= K. Hrahmo =

Indian politician

K. Hrahmo (born 8 May 1960) is an Indian politician from Mizoram. He is a member of the Mizoram Legislative Assembly representing the Bharatiya Janata Party. He won the 2023 Mizoram Legislative Assembly election from the Palak Assembly constituency which is reserved for Scheduled Tribe community, in Siaha district.

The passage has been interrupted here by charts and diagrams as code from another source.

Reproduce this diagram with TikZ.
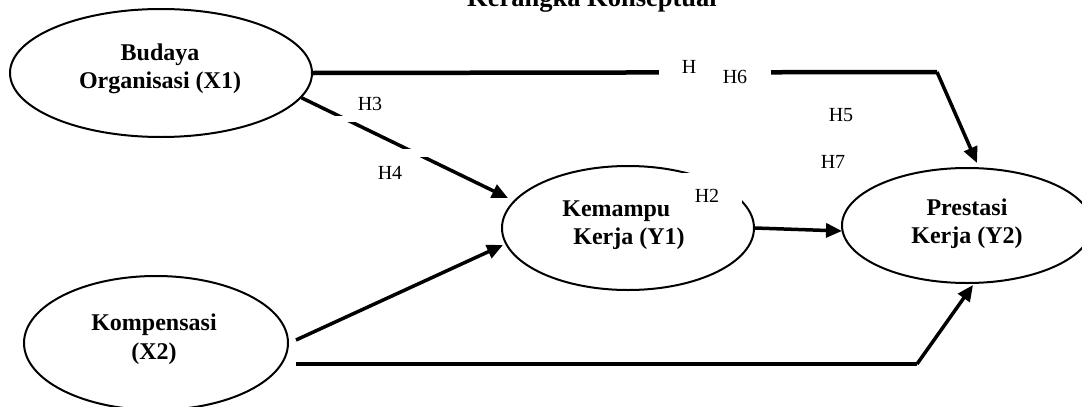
\documentclass[tikz,border=0pt]{standalone}
\usepackage{fontspec}
\setmainfont{Liberation Serif}
\usetikzlibrary{arrows.meta,shapes.geometric}
\begin{document}
\begin{tikzpicture}[x=1pt,y=-1pt,
  var/.style={draw,ellipse,line width=2pt,inner sep=0pt},
  vtext/.style={font=\fontsize{24}{28.5}\selectfont\bfseries,align=center,inner sep=0pt},
  hlab/.style={font=\fontsize{20}{24}\selectfont,inner sep=0pt},
  ttl/.style={font=\fontsize{26.5}{30}\selectfont\bfseries,inner sep=0pt},
  mask/.style={fill=white,draw=none},
  thk/.style={line width=4.5pt},
  arr/.style={line width=3.5pt,-{Triangle[length=16pt,width=14pt]}},
]
\useasboundingbox (0,0) rectangle (1082,407);
\clip (0,0) rectangle (1082,407);

% title (cut by the top edge)
\node[ttl,anchor=base] (title) at (592,6) {Kerangka Konseptual};

% variables
\node[var,minimum width=302pt,minimum height=128pt] (x1) at (161,73) {};
\node[var,minimum width=264pt,minimum height=134pt] (x2) at (156,343) {};
\node[var,minimum width=252pt,minimum height=124pt] (y1) at (628,228) {};
\node[var,minimum width=250pt,minimum height=115pt] (y2) at (967,225.5) {};

\node[vtext] (x1t) at (160,69) {Budaya\\Organisasi (X1)};
\node[vtext] (x2t) at (154,339) {Kompensasi\\(X2)};
\node[vtext] (y1t) at (629,225) {Kemampuan\\Kerja (Y1)};
\node[vtext] (y2t) at (967,223.5) {Prestasi\\Kerja (Y2)};

% free ends
\coordinate (c1) at (937,72);
\coordinate (c2) at (917,364);
\coordinate (t1) at (977,163);
\coordinate (t2) at (508,198);
\coordinate (t3) at (503,245);
\coordinate (t4) at (973,285);
\coordinate (t5) at (842,231);

% connectors
\draw[thk] (x1.east) -- (c1);
\draw[arr] (c1) -- (t1);
\draw[arr] (x1.-10) -- (t2);
\draw[arr] ([shift={(7,-3)}]x2.east) -- (t3);
\draw[thk] ([shift={(7,21)}]x2.east) -- (c2);
\draw[arr] (c2) -- (t4);
\draw[arr] (y1.east) -- (t5);

% white patches behind the labels
\fill[mask] (659,58) rectangle (771,86);
\fill[mask] (320,115.5) rectangle (360,121.5);
\fill[mask] (395,148.5) rectangle (445,156.5);
\fill[mask] (670,172.5) rectangle (742,218);

% labels
\node[hlab] (h1) at (689,67) {H};
\node[hlab] (h6) at (735,77) {H6};
\node[hlab] (h3) at (370,104) {H3};
\node[hlab] (h4) at (390,173) {H4};
\node[hlab] (h5) at (841,115) {H5};
\node[hlab] (h7) at (833,162) {H7};
\node[hlab] (h2) at (707,196) {H2};
\end{tikzpicture}
\end{document}
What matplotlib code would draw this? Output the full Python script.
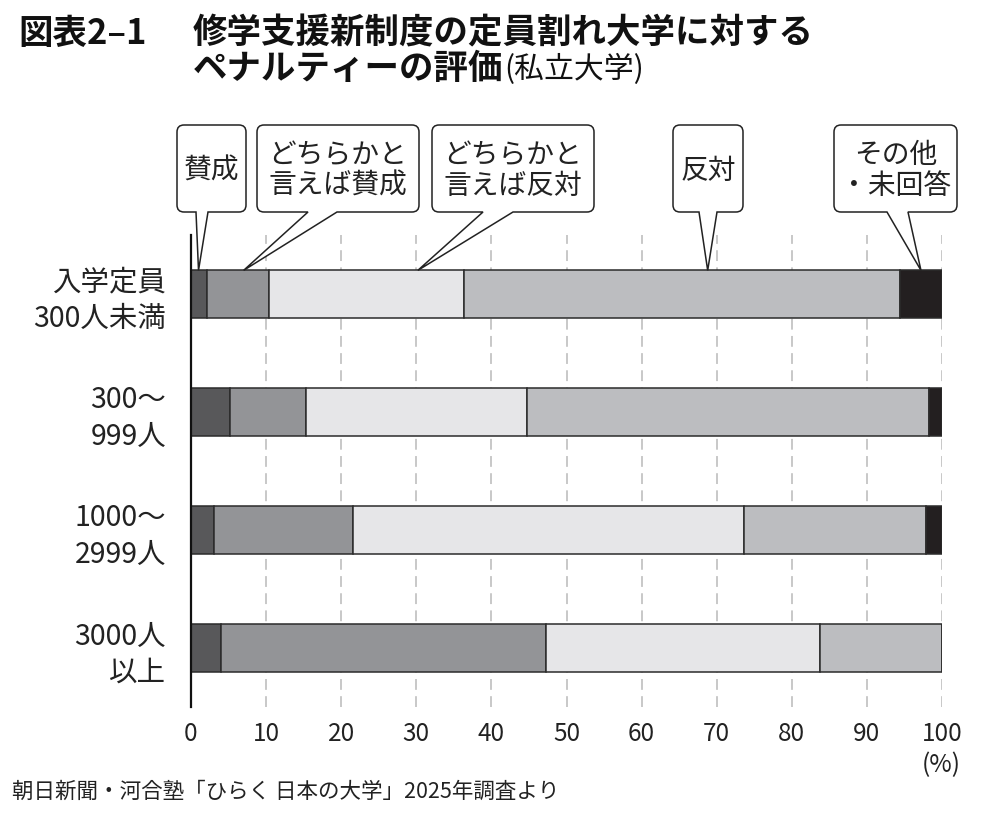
import matplotlib
matplotlib.use("Agg")
import matplotlib.pyplot as plt
from matplotlib.path import Path
from matplotlib.patches import PathPatch
from matplotlib.transforms import IdentityTransform
import numpy as np

plt.rcParams['font.family'] = ['Noto Sans CJK JP', 'DejaVu Sans']

# ---- data ----
categories = ['入学定員\n300人未満', '300〜\n999人', '1000〜\n2999人', '3000人\n以上']
series_names = ['賛成', 'どちらかと\n言えば賛成', 'どちらかと\n言えば反対', '反対', 'その他\n・未回答']
sansei = [2.1, 5.2, 3.0, 4.0]
yaya_sansei = [8.3, 10.1, 18.6, 43.3]
yaya_hantai = [26.0, 29.4, 52.1, 36.4]
hantai = [58.0, 53.6, 24.2, 16.3]
other = [5.6, 1.7, 2.1, 0.0]
colors = ['#58585a', '#939497', '#e6e6e8', '#bcbdc0', '#231f20']
xticks = [0, 10, 20, 30, 40, 50, 60, 70, 80, 90, 100]

W, H = 1000, 815
fig = plt.figure(figsize=(W / 100, H / 100), dpi=100)
fig.patch.set_facecolor('white')

def fx(px):
    return px / W

def fy(py):
    return 1 - py / H

ax = fig.add_axes([fx(191), fy(707), fx(942) - fx(191), fy(235) - fy(707)])
ax.set_xlim(0, 100)
ax.set_ylim(3.5, -0.5)

ypos = np.arange(len(categories))
left = np.zeros(len(categories))
for vals, c in zip([sansei, yaya_sansei, yaya_hantai, hantai, other], colors):
    v = np.array(vals)
    ax.barh(ypos, v, left=left, height=0.4, color=c, edgecolor='#2b2b2b',
            linewidth=1.1, zorder=3)
    left += v

for t in xticks[1:]:
    ax.axvline(t, color='#c4c4c4', linewidth=1.3, linestyle=(0, (6, 3.5)), zorder=1)

for s in ['top', 'right', 'bottom']:
    ax.spines[s].set_visible(False)
ax.spines['left'].set_linewidth(1.6)
ax.spines['left'].set_color('#111111')
ax.spines['left'].set_zorder(4)

ax.set_xticks(xticks)
ax.set_xticklabels([str(t) for t in xticks], fontsize=17.5, color='#222222')
ax.set_yticks(ypos)
ax.set_yticklabels(categories, fontsize=20.5, color='#222222', linespacing=1.27)
ax.tick_params(axis='x', length=0, pad=10)
ax.tick_params(axis='y', length=0, pad=18)

fig.text(fx(941), fy(765), '(%)', fontsize=17.5, ha='center', va='center', color='#222222')
fig.text(fx(12), fy(792), '朝日新聞・河合塾「ひらく 日本の大学」2025年調査より',
         fontsize=15.5, ha='left', va='center', color='#222222')

# ---- title ----
fig.text(fx(18), fy(33), '図表2–1', fontsize=24.8, fontweight='bold', ha='left', va='center', color='#111111')
fig.text(fx(193), fy(33), '修学支援新制度の定員割れ大学に対する', fontsize=24.8,
         fontweight='bold', ha='left', va='center', color='#111111')
t2 = fig.text(fx(193), fy(68), 'ペナルティーの評価', fontsize=24.8,
              fontweight='bold', ha='left', va='center', color='#111111')
renderer = fig.canvas.get_renderer()
bb = t2.get_window_extent(renderer)
fig.text((bb.x1 + 1) / W, fy(69), '(私立大学)', fontsize=21.5, ha='left', va='center', color='#111111')

# ---- callouts ----
callouts = [
    # label, box x0, x1, tail base x0, x1, tip value
    (series_names[0], 177, 246, 196, 208, 1.0),
    (series_names[1], 257, 419, 308, 337, 7.0),
    (series_names[2], 432, 594, 483, 513, 30.2),
    (series_names[3], 673, 743, 699, 717, 68.8),
    (series_names[4], 834, 957, 887, 908, 97.2),
]
box_top, box_bot = 125, 212
r = 7
for label, x0, x1, b0, b1, tipv in callouts:
    tx, ty = ax.transData.transform((tipv, -0.2))
    yt = H - box_top
    yb = H - box_bot
    verts = [
        (x0 + r, yt), (x1 - r, yt), (x1, yt), (x1, yt - r),
        (x1, yb + r), (x1, yb), (x1 - r, yb),
        (b1, yb), (tx, ty), (b0, yb),
        (x0 + r, yb), (x0, yb), (x0, yb + r),
        (x0, yt - r), (x0, yt), (x0 + r, yt),
        (x0 + r, yt),
    ]
    codes = [Path.MOVETO, Path.LINETO, Path.CURVE3, Path.CURVE3,
             Path.LINETO, Path.CURVE3, Path.CURVE3,
             Path.LINETO, Path.LINETO, Path.LINETO,
             Path.LINETO, Path.CURVE3, Path.CURVE3,
             Path.LINETO, Path.CURVE3, Path.CURVE3,
             Path.CLOSEPOLY]
    patch = PathPatch(Path(verts, codes), facecolor='white', edgecolor='#222222',
                      linewidth=1.1, transform=IdentityTransform(), zorder=10)
    fig.add_artist(patch)
    fig.text(fx((x0 + x1) / 2), fy((box_top + box_bot) / 2 + 2), label, fontsize=20,
             ha='center', va='center', color='#222222', linespacing=1.05, zorder=11)

fig.savefig('out.png', dpi=100)
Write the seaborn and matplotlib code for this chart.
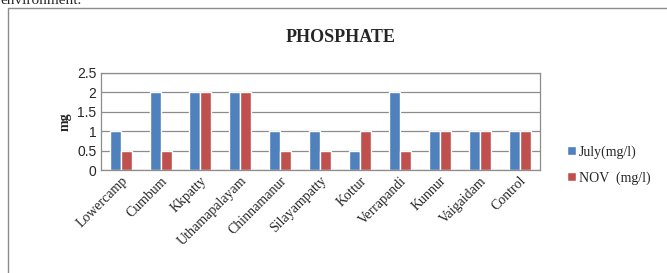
import seaborn as sns
import pandas as pd
import matplotlib.pyplot as plt
from matplotlib.patches import Rectangle

sites = ['Lowercamp', 'Cumbum', 'Kkpatty', 'Uthamapalayam', 'Chinnamanur',
         'Silayampatty', 'Kottur', 'Verrapandi', 'Kunnur', 'Vaigaidam', 'Control']
july = [1, 2, 2, 2, 1, 1, 0.5, 2, 1, 1, 1]
nov = [0.5, 0.5, 2, 2, 0.5, 0.5, 1, 0.5, 1, 1, 1]
series = ['July(mg/l)', 'NOV  (mg/l)']
colors = ['#4F81BD', '#C0504D']

df = pd.DataFrame({
    'Site': sites * 2,
    'Value': july + nov,
    'Series': [series[0]] * len(sites) + [series[1]] * len(sites),
})

sns.set_theme(style='white')
plt.rcParams['font.family'] = ['Liberation Serif', 'DejaVu Serif']

fig = plt.figure(figsize=(6.67, 2.73), dpi=100)
ax = fig.add_axes([0.151, 0.377, 0.658, 0.356])

sns.barplot(data=df, x='Site', y='Value', hue='Series', palette=colors,
            width=0.55, saturation=1, ax=ax, legend=True)

ax.set_ylim(0, 2.5)
ax.set_yticks([0, 0.5, 1, 1.5, 2, 2.5])
ax.set_yticklabels(['0', '0.5', '1', '1.5', '2', '2.5'], family='Liberation Sans', fontsize=10)
ax.yaxis.grid(True, color='#8c8c8c', linewidth=0.9)
ax.set_axisbelow(True)
ax.set_xlim(-0.5, len(sites) - 0.5)
for s in ax.spines.values():
    s.set_color('#8c8c8c')
    s.set_linewidth(0.9)
ax.tick_params(axis='both', length=0, pad=3)
plt.setp(ax.get_xticklabels(), rotation=45, ha='right', rotation_mode='anchor',
         fontsize=10, color='#262626')
ax.set_xlabel('')
ax.set_ylabel('mg', fontsize=10, fontweight='bold', labelpad=4)

ax.legend(loc='center left', bbox_to_anchor=(1.035, 0.05), frameon=False,
          fontsize=10, handlelength=0.6, handleheight=0.6, handletextpad=0.2,
          labelspacing=0.9)

fig.text(0.51, 0.862, 'PHOSPHATE', ha='center', va='center',
         fontsize=13, fontweight='bold')

# outer chart frame
fig.patches.append(Rectangle((8 / 667, -0.05), 1.0, 1.0 - 8 / 273 + 0.05,
                             transform=fig.transFigure, fill=False,
                             edgecolor='#8c8c8c', linewidth=1.0))
# tail of the page text above the chart, clipped by the top edge as in the source
fig.text(0.0, 1 - 4 / 273, 'environment.', ha='left', va='baseline', fontsize=11)

fig.savefig('out.png', dpi=100)
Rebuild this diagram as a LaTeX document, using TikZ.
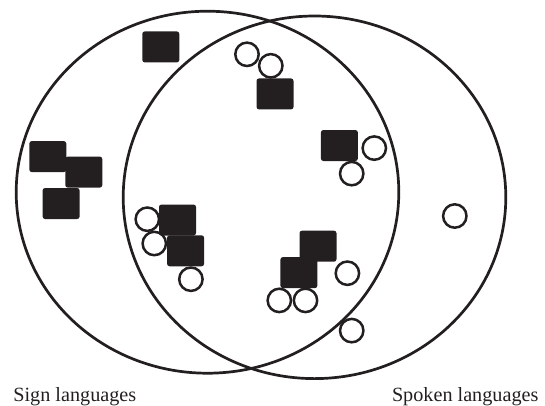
\documentclass[tikz,border=0pt]{standalone}
\usepackage{fontspec}
\setmainfont{Liberation Serif}
\definecolor{ink}{HTML}{231F20}
\begin{document}
\begin{tikzpicture}[x=1pt, y=-1pt,
  setline/.style={draw=ink, line width=2.7pt},
  sq/.style={rectangle, fill=ink, rounded corners=2.5pt,
    minimum width=37pt, minimum height=31pt, inner sep=0pt},
  ring/.style={circle, draw=ink, line width=2.5pt, fill=none,
    minimum size=23.4pt, inner sep=0pt},
  lbl/.style={anchor=base west, inner sep=0pt, text=ink,
    font=\fontsize{20.2}{24}\selectfont}]
\useasboundingbox (0,0) rectangle (545,405);

% the two overlapping sets
\draw[setline] (207.5,192.2) ellipse [x radius=191.3, y radius=181];
\draw[setline] (314.5,197.3) ellipse [x radius=191.3, y radius=181.3];

% filled markers
\node[sq] (s1)  at (160.8, 46.9) {};
\node[sq] (s2)  at (275.0, 93.9) {};
\node[sq] (s3)  at (47.8, 156.6) {};
\node[sq] (s4)  at (83.8, 172.1) {};
\node[sq] (s5)  at (61.1, 203.5) {};
\node[sq] (s6)  at (339.4, 145.5) {};
\node[sq] (s7)  at (177.5, 220.0) {};
\node[sq] (s8)  at (185.6, 250.8) {};
\node[sq] (s9)  at (318.0, 246.2) {};
\node[sq] (s10) at (298.9, 272.6) {};

% open markers
\node[ring] (c1)  at (247.0, 54.3) {};
\node[ring] (c2)  at (270.8, 65.8) {};
\node[ring] (c3)  at (374.3, 148.1) {};
\node[ring] (c4)  at (351.7, 173.6) {};
\node[ring] (c5)  at (454.8, 216.0) {};
\node[ring] (c6)  at (147.3, 219.2) {};
\node[ring] (c7)  at (154.3, 243.5) {};
\node[ring] (c8)  at (190.9, 279.2) {};
\node[ring] (c9)  at (347.4, 273.2) {};
\node[ring] (c10) at (279.3, 300.4) {};
\node[ring] (c11) at (305.5, 300.4) {};
\node[ring] (c12) at (351.7, 330.6) {};

% set labels
\node[lbl] (signlbl)  at (13.2, 401) {Sign languages};
\node[lbl] (spokelbl) at (391.8, 401) {Spoken languages};
\end{tikzpicture}
\end{document}
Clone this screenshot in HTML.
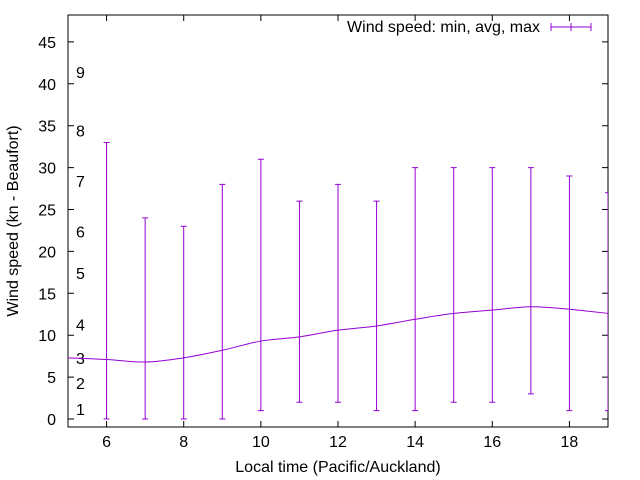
<!DOCTYPE html>
<html><head><meta charset="utf-8"><style>body{margin:0;background:#fff}svg{display:block;font-family:"Liberation Sans",sans-serif}</style></head>
<body>
<svg id="c" width="640" height="480">
<defs><clipPath id="cp"><rect x="68" y="15" width="540" height="412"/></clipPath></defs>
<rect x="68" y="15" width="540" height="412" fill="none" stroke="#000" stroke-width="1"/>
<text x="338" y="472" font-size="16" text-anchor="middle">Local time (Pacific/Auckland)</text>
<text x="18" y="221" font-size="16" text-anchor="middle" transform="rotate(-90 18 221)">Wind speed (kn - Beaufort)</text>
<g>
<text x="540" y="32" font-size="16" text-anchor="end">Wind speed: min, avg, max</text>
<path d="M551 27H591M551 23V31M591 23V31M571 23V31" stroke="#9400d3" fill="none"/>
</g>
<g id="g"></g>
<g id="m" clip-path="url(#cp)"></g>
</svg>
<script>
const hours=[6,7,8,9,10,11,12,13,14,15,16,17,18,19];
const minV=[0,0,0,0,1,2,2,1,1,2,2,3,1,1];
const maxV=[33,24,23,28,31,26,28,26,30,30,30,30,29,27];
const avgHours=[5,6,7,8,9,10,11,12,13,14,15,16,17,18,19];
const avgV=[7.3,7.1,6.8,7.3,8.2,9.3,9.8,10.6,11.1,11.9,12.6,13.0,13.4,13.1,12.6];
const xTicks=[6,8,10,12,14,16,18];
const yTicks=[0,5,10,15,20,25,30,35,40,45];
const bftLabels=["1","2","3","4","5","6","7","8","9"];
const bftVals=[1.2,4.3,7.3,11.3,17.4,22.4,28.4,34.4,41.4];
const X=v=>68+(v-5)*540/14, Y=v=>419-v*8.38;
const g=document.getElementById('g'),gm=document.getElementById('m'),NS='http://www.w3.org/2000/svg';
function mk(t,a,par){const e=document.createElementNS(NS,t);for(const k in a)e.setAttribute(k,a[k]);(par||g).appendChild(e);return e;}
xTicks.forEach(t=>{
 const p=mk('path',{d:`M${X(t)} 427v-6M${X(t)} 15v6`,stroke:'#000'});
 
 
 const l=mk('text',{x:X(t),y:447,'font-size':16,'text-anchor':'middle'});l.textContent=t;
 
 
});
yTicks.forEach(t=>{
 const p=mk('path',{d:`M68 ${Y(t)}h6M608 ${Y(t)}h-6`,stroke:'#000'});
 
 
 const l=mk('text',{x:56,y:Y(t)+6,'font-size':16,'text-anchor':'end'});l.textContent=t;
 
 
});
bftLabels.forEach((b,i)=>{
 const l=mk('text',{x:76,y:Y(bftVals[i])+6,'font-size':16});l.textContent=b;
 
 
});
hours.forEach((h,i)=>{
 const x=X(h),a=Y(minV[i]),b=Y(maxV[i]);
 const p=mk('path',{d:`M${x} ${a}V${b}M${x-3} ${a}h6M${x-3} ${b}h6`,stroke:'#9400d3',fill:'none'},gm);
 
 
});
let pts=avgHours.map((h,i)=>[X(h),Y(avgV[i])]),d=`M${pts[0][0]} ${pts[0][1]}`;
for(let i=0;i<pts.length-1;i++){const p0=pts[i-1]||pts[i],p1=pts[i],p2=pts[i+1],p3=pts[i+2]||p2;
 d+=`C${p1[0]+(p2[0]-p0[0])/6} ${p1[1]+(p2[1]-p0[1])/6} ${p2[0]-(p3[0]-p1[0])/6} ${p2[1]-(p3[1]-p1[1])/6} ${p2[0]} ${p2[1]}`;}
const ln=mk('path',{d:d,stroke:'#9400d3',fill:'none'},gm);


</script>
</body></html>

== Early life and education ==
K. Hrahmo was born in Chakhei, Siaha District, Mizoram, India. He is the son of K. Kihly and his mother is T. Pawchhai. He married B. Ngiaso in 1987 and they have a son and four daughters. He graduated from North Eastern Hill University, Shillong, Meghalaya and served as secretary of the Mara Christian Fellowship in Shillong. His hobby is fishing.

== Career ==
He served as an executive member of the Mara Autonomous District Council, Siaha for seven terms. He was elected from the Palak Assembly constituency representing the Bharatiya Janata Party in the 2023 Mizoram Legislative Assembly election. He polled 6,064 votes and defeated his nearest rival, K. T. Rokhaw of the Mizo National Front, by a margin of 1,241 votes. BJP won for the first time in Palak constituency.